When I arose in the early morning today, I felt ever more insecure, remarkably like the state of Woody Allen throughout his movie career, as seen in this quote from the film genius: "Why are our investment (investment -- my emphasis) days numbered and not, say, lettered?"
For reference, here are the previous eight questions that I have been asking every morning:
* In a paperless and cloudy world, are investors and citizens as safe as the markets assume we are?
* In a flat, networked and interconnected world, is it even possible for America to be an "oasis of prosperity" and a driver or engine of global economic growth?
* With the G-8's geopolitical coordination at an all-time low, how slow and inept will the reaction be if the wheels do come off?
* Remember when the big argument in favor of President Trump was that he was a dealmaker who knew how to get things done? That was when he was doing real estate deals. Now he has to deal with 535 other politically partisan legislators in Congress -- on their own real estate turf.
* Does the administration have the depth of experience, understand the extent of the legwork and organization required for passing legislation or have a coherent idea or shared vision of what it wants to achieve and what problems it means to solve? (Reminding me of Woody Allen, who said, "Life doesn't imitate art, it imitates bad television.")
* If President Trump can't easily put through a health care package, what does that mean for more difficult regulatory reforms and his tax- and fiscal-policy agenda?
* President Trump took credit for the stock market's advance since his election victory. Will he take responsibility for a correction? And is it a slippery slope for an administration to use the S&P 500 as a barometer of success? And is a pro-business and anti-domestic programs (in education, the arts, etc.) agenda going to benefit those in the lower and middle class (largely his base) who have suffered the most over the last decade?
* With the specialist system now extinct, when ETFs sell, who will buy?
Bottom Line
"I am astounded by how many people who want to 'know' the universe when it's hard enough to find your way around Chinatown."--Woody Allen
Today I remain astounded how so many are self-confident in a bullish view, given some of the issues and potential headwinds raised in this morning's column. But, let's not forget that many of those bulls took retail and institutional lemmings over the investing cliff in 2007-09 as they extrapolated economic and profit growth without looking to see how insecure the foundation of growth really was.

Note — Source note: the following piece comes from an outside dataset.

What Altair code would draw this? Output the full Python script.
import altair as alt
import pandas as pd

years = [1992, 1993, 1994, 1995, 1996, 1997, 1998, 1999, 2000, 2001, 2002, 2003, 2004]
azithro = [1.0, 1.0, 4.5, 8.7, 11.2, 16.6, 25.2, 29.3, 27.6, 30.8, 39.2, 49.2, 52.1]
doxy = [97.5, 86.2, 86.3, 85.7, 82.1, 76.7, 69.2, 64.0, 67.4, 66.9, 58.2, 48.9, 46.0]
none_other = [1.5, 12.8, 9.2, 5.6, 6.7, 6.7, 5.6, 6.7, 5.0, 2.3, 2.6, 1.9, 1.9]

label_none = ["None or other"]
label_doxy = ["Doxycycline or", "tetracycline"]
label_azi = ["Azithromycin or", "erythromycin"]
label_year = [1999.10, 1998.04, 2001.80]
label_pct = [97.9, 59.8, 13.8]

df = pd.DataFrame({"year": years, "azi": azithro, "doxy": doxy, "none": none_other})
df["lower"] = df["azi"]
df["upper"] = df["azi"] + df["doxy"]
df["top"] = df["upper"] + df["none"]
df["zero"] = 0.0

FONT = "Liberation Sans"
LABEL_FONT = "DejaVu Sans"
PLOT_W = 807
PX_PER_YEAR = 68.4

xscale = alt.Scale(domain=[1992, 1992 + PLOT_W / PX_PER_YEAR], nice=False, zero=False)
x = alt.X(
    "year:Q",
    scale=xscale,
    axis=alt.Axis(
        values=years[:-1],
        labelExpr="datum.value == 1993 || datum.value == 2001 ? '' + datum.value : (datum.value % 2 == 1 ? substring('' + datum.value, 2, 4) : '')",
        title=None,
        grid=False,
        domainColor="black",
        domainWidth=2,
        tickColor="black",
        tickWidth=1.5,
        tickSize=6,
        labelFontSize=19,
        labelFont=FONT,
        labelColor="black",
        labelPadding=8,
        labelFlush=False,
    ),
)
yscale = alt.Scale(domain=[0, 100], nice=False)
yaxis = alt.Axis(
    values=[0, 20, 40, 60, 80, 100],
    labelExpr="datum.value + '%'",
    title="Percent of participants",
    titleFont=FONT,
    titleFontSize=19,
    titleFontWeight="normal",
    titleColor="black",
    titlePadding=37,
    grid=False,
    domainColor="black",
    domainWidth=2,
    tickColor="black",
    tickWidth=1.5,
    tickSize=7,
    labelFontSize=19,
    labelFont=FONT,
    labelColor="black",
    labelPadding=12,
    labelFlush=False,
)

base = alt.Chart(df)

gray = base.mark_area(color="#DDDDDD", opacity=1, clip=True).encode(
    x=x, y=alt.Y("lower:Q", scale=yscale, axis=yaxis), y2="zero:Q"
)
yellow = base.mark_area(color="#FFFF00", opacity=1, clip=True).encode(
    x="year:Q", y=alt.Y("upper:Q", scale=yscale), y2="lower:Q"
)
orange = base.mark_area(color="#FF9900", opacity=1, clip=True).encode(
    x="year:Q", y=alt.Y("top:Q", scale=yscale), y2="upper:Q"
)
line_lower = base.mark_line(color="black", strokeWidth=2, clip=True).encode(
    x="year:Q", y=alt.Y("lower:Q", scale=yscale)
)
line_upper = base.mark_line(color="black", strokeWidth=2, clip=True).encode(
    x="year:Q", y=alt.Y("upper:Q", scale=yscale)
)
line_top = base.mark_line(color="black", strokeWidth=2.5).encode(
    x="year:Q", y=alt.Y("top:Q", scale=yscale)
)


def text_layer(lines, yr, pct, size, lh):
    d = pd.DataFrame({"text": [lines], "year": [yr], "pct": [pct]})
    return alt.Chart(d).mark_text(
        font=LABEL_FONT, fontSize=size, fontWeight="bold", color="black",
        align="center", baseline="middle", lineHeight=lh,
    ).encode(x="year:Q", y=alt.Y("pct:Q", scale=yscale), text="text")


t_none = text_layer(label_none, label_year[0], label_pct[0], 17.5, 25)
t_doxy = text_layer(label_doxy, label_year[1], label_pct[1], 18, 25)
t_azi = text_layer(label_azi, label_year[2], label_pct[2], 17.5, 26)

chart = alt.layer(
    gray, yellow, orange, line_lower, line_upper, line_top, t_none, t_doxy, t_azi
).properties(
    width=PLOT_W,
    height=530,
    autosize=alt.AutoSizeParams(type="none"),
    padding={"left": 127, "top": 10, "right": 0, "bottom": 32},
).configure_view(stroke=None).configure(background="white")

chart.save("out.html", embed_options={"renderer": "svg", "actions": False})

In the face of my 10 disquieting questions markets have moved higher and are within a percent or two of all-time highs as investors clearly are siding with the sentiment expressed a decade ago by former Citigroup CEO Chuck Prince, who said in a remarkably poorly timed July 2007 Financial Times interview, "When the music stops in terms of liquidity, things will be complicated. But as long as the music is playing, you've got to get up and dance. We're still dancing."
"Then again, maybe some of us are just too eager to call this boom a bubble. Yesterday Moody's reported that global defaults of speculative-grade debt (a.k.a. junk) in the second quarter were at their lowest level since 1995. I would bet that default rate is about to start rising, but still: The world's big corporations are doing spectacularly well at the moment. Can you blame Chuck Prince for wanting to throw more money at them?"
--Time Magazine, July 2007
Most investors and the media were very much on board with Chuck Prince in the summer of 2007; just read the quote above in Time Magazine's 2007 column "Citigroup's Chuck Prince wants to keep dancing, and can you really blame him?"
During that same time frame, philosopher Woody Allen hypothesized -- using a different subject matter, but perhaps drawing a parallel between the markets and sex -- "Love is the answer, but while you are waiting for the answer, sex raises some pretty good questions."
So I guess we can say that we are in the midst of an extended eight-year bull market that is sexy and filled with a lot of love-making and capital gains.
However, as you all know I live with the notion, instilled by Grandma Koufax, that the Cossacks -- and investment headwinds -- are coming and I constantly am looking over my investing and trading shoulder.
I constantly remind readers that the only certainty I see is the lack of certainty.
As Bertrand Russell wrote, "The problem of the world is that fools and fanatics are always so certain of themselves and wiser people so full of doubts."
To me, markets, sectors and individual stocks ultimately should be evaluated on a reward vs. risk basis, gauging upside versus downside and not through a binary and often dogmatic buy-or-sell basis.
More Woody: "I'm not afraid of death (or a vicious bear market -- my emphasis); I just don't want to be there when it happens."